STATED TASK: Select every line containing the word "this" from the material, and copy those lines.
[start of PROVIDED INFORMATION]
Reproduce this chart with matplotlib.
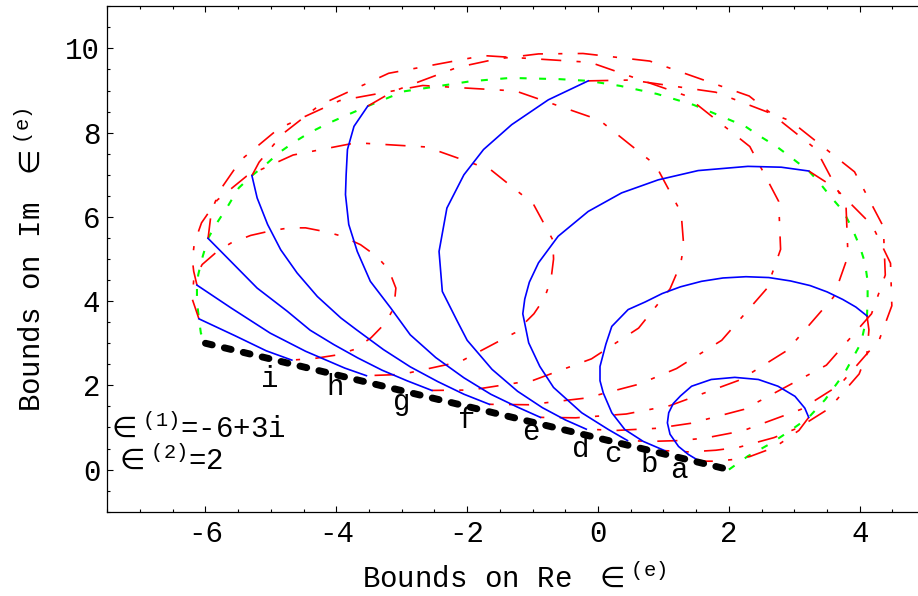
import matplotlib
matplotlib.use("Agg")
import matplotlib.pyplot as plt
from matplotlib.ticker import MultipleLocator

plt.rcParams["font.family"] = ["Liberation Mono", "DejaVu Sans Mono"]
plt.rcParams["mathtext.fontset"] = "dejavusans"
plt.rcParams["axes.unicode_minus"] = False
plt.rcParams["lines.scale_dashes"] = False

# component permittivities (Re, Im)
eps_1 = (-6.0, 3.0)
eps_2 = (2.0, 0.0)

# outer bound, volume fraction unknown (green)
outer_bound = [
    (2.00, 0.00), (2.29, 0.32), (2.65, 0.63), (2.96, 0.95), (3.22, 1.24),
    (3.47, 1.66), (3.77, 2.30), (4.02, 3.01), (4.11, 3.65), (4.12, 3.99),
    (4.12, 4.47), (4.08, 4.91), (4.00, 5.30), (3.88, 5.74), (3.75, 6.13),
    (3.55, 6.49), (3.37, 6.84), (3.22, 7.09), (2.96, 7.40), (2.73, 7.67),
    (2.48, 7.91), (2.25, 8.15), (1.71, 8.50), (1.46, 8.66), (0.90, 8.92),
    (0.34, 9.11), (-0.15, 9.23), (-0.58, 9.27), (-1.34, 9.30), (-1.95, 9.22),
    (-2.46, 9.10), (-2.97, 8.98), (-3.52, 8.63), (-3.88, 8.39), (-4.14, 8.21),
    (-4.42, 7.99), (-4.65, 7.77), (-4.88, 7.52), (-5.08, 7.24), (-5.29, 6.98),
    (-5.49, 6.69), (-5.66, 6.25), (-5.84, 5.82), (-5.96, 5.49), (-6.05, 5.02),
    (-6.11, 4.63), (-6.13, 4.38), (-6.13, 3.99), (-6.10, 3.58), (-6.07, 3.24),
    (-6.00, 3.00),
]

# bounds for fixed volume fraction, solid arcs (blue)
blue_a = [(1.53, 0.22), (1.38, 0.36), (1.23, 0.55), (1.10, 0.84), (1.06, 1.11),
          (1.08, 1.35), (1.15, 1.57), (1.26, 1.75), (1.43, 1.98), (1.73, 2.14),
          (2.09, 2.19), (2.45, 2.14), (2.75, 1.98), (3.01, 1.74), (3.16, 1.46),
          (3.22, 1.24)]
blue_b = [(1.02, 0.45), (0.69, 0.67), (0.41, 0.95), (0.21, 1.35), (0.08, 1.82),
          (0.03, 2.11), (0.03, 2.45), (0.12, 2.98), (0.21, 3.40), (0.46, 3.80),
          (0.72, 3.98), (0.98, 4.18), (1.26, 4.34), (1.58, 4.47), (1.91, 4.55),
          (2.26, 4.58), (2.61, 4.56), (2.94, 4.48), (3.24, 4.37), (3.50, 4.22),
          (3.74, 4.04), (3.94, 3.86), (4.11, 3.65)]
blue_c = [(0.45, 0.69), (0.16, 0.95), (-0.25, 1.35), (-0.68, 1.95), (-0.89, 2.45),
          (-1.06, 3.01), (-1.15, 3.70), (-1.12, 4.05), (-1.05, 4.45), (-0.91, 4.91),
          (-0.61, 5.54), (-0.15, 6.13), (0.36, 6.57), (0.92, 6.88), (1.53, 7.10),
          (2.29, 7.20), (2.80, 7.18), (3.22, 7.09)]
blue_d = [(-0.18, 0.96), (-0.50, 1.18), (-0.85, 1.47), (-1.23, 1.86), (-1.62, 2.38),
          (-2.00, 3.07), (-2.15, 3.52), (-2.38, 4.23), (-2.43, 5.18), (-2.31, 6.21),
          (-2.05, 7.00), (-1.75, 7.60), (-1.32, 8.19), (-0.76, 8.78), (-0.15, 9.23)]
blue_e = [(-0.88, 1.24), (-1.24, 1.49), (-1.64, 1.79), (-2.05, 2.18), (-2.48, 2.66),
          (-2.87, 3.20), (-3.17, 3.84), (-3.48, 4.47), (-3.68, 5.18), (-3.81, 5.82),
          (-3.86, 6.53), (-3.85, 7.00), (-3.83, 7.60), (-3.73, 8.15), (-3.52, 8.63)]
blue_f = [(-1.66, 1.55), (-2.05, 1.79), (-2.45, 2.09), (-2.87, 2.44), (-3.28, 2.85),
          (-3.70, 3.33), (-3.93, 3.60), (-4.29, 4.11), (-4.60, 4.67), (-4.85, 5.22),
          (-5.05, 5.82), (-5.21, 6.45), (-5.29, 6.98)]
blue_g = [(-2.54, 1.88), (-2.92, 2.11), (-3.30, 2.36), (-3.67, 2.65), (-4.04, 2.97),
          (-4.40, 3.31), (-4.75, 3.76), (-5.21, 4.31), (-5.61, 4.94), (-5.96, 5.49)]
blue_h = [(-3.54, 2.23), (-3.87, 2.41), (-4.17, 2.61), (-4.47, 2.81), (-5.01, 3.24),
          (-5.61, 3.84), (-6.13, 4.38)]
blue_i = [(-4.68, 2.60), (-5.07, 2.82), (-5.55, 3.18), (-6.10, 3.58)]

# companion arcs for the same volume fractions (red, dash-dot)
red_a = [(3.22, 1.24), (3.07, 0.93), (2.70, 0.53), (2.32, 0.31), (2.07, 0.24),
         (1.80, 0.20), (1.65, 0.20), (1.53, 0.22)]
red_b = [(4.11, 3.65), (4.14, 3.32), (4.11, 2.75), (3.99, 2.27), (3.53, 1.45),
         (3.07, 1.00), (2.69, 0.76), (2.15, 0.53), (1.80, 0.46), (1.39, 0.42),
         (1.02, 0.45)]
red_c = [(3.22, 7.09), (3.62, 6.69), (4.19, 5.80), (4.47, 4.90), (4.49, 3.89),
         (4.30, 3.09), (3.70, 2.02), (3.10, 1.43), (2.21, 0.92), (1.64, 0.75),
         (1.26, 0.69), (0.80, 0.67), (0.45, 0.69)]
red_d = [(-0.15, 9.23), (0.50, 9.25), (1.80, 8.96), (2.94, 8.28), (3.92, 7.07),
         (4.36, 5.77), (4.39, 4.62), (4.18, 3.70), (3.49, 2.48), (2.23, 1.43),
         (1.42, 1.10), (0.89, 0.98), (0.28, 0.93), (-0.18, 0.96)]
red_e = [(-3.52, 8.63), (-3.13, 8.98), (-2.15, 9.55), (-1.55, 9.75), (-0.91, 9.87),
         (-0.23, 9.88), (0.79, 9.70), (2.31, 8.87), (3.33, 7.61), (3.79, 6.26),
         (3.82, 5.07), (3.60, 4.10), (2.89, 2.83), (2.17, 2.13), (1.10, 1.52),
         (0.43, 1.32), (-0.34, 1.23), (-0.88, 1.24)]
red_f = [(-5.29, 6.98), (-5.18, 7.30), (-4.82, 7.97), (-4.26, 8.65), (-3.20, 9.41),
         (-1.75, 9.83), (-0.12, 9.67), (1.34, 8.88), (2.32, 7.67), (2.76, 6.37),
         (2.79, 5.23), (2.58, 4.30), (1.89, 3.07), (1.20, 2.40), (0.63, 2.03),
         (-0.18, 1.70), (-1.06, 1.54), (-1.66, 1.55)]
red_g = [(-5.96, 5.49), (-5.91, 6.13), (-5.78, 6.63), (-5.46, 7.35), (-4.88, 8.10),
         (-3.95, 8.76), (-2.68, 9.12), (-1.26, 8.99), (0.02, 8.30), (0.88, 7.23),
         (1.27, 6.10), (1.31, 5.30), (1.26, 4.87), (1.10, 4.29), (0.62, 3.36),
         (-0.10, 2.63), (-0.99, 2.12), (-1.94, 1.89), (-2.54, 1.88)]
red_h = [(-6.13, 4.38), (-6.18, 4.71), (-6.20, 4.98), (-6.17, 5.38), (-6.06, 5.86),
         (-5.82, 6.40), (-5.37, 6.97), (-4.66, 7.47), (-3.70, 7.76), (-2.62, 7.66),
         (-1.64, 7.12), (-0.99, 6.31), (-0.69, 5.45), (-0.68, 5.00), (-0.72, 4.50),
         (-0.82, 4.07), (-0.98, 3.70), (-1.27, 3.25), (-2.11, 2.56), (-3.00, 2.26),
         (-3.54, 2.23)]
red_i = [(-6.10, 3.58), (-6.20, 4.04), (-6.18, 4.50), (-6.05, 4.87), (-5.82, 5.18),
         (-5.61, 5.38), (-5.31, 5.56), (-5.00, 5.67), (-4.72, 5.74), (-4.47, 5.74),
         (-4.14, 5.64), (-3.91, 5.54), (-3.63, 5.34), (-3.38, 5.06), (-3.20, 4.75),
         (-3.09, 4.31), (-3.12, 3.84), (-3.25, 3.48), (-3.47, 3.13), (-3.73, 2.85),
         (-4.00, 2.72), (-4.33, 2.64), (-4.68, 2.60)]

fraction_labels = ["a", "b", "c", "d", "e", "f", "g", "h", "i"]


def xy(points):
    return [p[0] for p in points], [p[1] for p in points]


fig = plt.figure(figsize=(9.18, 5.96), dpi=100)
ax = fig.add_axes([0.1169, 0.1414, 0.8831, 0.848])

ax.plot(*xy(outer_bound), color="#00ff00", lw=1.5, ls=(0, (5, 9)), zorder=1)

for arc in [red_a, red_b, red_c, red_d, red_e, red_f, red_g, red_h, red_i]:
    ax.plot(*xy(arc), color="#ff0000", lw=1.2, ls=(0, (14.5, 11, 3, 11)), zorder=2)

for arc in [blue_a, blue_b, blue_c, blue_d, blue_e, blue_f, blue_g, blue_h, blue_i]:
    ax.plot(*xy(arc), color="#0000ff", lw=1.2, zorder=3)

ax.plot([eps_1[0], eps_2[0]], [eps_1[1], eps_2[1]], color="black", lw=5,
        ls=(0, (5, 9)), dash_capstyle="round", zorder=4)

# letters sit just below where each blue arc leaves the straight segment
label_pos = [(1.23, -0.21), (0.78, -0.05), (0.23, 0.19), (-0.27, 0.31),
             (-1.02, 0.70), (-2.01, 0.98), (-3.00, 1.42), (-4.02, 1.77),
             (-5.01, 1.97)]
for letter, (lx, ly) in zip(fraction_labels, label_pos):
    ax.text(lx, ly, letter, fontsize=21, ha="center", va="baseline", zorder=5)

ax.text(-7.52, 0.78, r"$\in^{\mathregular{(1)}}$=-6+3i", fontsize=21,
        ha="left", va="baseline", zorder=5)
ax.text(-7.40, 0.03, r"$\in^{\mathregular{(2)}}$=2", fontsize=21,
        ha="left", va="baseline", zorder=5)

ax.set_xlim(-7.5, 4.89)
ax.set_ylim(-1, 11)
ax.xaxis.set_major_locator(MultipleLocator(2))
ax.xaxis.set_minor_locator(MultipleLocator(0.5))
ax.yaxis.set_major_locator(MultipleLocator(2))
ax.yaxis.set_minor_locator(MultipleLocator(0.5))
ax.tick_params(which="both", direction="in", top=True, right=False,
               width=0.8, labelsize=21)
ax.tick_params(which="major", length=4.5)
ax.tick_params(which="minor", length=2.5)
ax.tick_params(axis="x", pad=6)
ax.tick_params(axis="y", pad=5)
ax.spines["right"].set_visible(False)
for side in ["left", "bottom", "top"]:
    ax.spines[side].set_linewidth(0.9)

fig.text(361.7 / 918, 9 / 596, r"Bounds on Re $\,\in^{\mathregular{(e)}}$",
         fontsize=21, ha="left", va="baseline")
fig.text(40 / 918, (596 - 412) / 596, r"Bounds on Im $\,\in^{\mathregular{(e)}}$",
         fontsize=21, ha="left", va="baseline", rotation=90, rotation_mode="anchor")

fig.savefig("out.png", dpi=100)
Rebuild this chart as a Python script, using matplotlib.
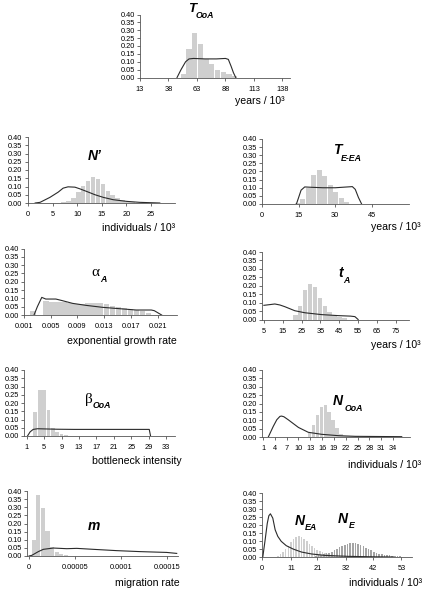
[end of PROVIDED INFORMATION]
FINISHED ANSWER:
Reproduce this chart with matplotlib.
Rebuild this chart as a Python script, using matplotlib.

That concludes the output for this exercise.